Hacker News new | ask | show | jobs
by simonhughes22 1918 days ago
It would be great if (in the repo) you could briefly explain what fuzzing in and why you'd need it. I assume it's some sort of obfuscation tool?
3 comments

There's a good intro here: https://www.microsoft.com/en-us/research/blog/a-brief-introd... and afl++'s main documentation is here https://aflplus.plus/ which talks a bit about it.

The goal is to find bugs in code by throwing random data at it, in as an intelligent fashion as possible. You can do that a few ways:

* Give structured data to mutate a bit.

* Just throw random data at it. You could do this with any binary that accepts data either via stdin or from a file.

* Instrument the code, throw random data at it and see what paths of code get triggered and feed that back into the data generator. Drawback is you need to be able to compile all the code involved, so it gets fully instrumented.

AFL/AFL++ sits in the third camp. You compile your code using it, and it then uses information it gets back to figure out ways to trigger code paths, by applying intelligent mutations. It's possible to, e.g. have code that parses a PNG image file, start AFL++ off with no initial data, and it will fairly quickly start producing valid PNG images.

It's a very effective approach for finding bugs. On the AFL++ site there's a small trophy cabinet, and AFL has a larger one (older project) https://lcamtuf.coredump.cx/afl/.

> it's some sort of obfuscation tool?

I didn't expect someone on HN not to know this but then there are not only programmers here I guess ;=)

It's a tool to find bugs. To strongly oversimplify: It throws random inputs at a program until it crashes.

So you could say it's a tool to complement a test suit.

https://xkcd.com/1053/

(edit: not to imply you were making fun, your answer was great! But in general: everyone learns things every day. Even every programmer has a day where they learn what fuzzing is)

Your right my answer was kinda impolite, I apologize.
This term is not used much. Most know more about "random testing" or "monkey testing", much more common out there. I think fuzzing is used a lot to find security holes and I think it is kind of old, very used yet though, but it is not something that is seen everywhere by programmers outside of systems programming. Not all programmers work in the same field, so it is not uncommon for someone not to know about this. In my case, I associate the term fuzzing with matching, for example.
Somewhat. I think it might mostly be that it provides a much greater return for those using languages where incorrectly handled values have a higher chance of causing much worse problems, like C and C++. I think if you write in those languages, or like me you haven't for almost 20 years but you're just still very interested in developments about them because they often seem to illuminate the weird quirks of computing and CPUs, then fuzzing is a much more common thing to have heard about.

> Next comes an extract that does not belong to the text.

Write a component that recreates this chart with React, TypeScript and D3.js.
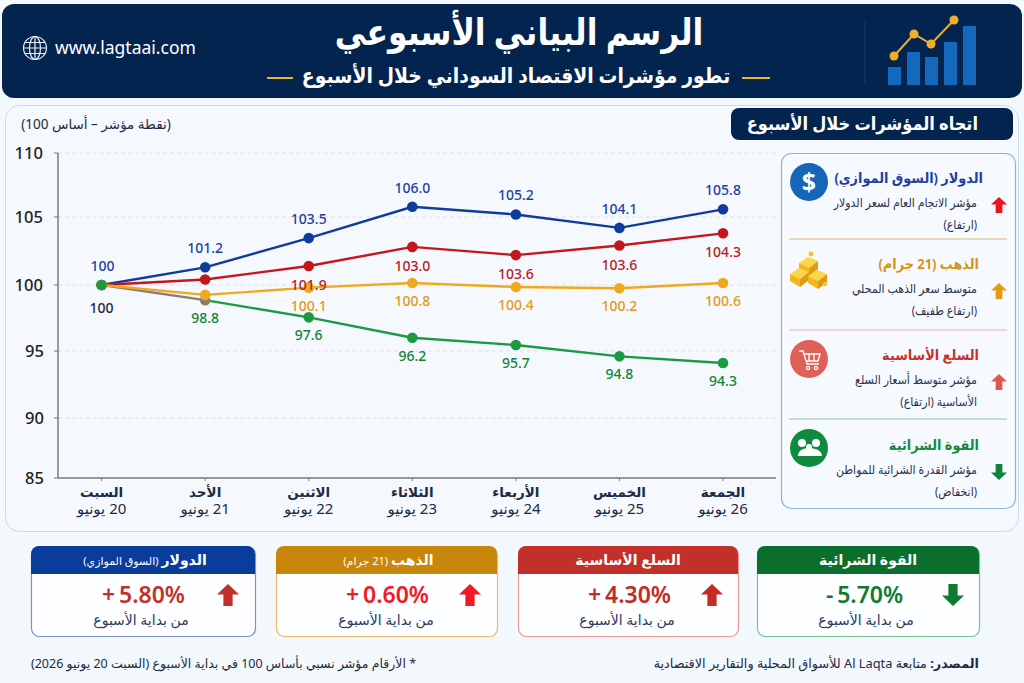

Not that fuzzing isn't useful for higher level or managed languages, just that it's extra useful when you throw likely segfaults into the mix.

Fuzzing is ROI efficient (especially for time invested) even if you don't intend to find a segfault, but just want to see how a program works or performs across different input states either in or out of its usual domain (and you can direct the fuzzing many ways derandomizing it or constraining the search space, or using virtualizer like qemu). I like to think of it as "semantics engineering" with spare CPU cycles.

I use fuzzers with a Redex driver usually, which is unusually great at intelligently driving fuzzers: https://docs.racket-lang.org/redex/index.html

Fuzzing is a technique where you send lot of random or not so random data to the input of a program to see how it reacts, does it crash, does it handle that properly ect ...

For example you want to test your JSON parser, what happens if I send "{", ""\\{" etc ...

Fuzzers can find defects, including vulnerabilities, that might be missed by other tools. AFL used a newer technique, called being "coverage guided", that turned out to be a remarkable improvement. As a coverage guided tool it monitors how many times various code branches are taken, and if the count is different than what has seen before, the input is considered "more interesting". AFL++ inherits this capability.

An impressive demo (from AFL) is that it was able to figure out the required format for a JPEG file given only one text file (which is not a JPEG file): https://web.archive.org/web/20201210022938/https://lcamtuf.b...

If you're fuzzing open source software, you might consider applying to OSS-Fuzz https://github.com/google/oss-fuzz which provides a lot of free compute power to run fuzzers (so that vulnerabilities can be found & fixed).

The technique has been used for at least two decades in hardware verification, though the terminology is different. If you search the literature, you'll find terms like "constrained functional verification", "coverage directed test generation", "functional coverage directed test generation", and the like. The technique is the same, random testing, with mutation to try to hit more and more coverage points.
It goes back af least that far in software, with the original fuzzing work from U. Wisc and McKeeman's "Differential Testing for Software". Those are blackbox techniques; AFL's advance was using a general grey box approach.
The hardware approach isn't blackbox, it explicitly uses the reachable state space and constraint solving to reach more coverage points, to do this the exact circuit representation is needed.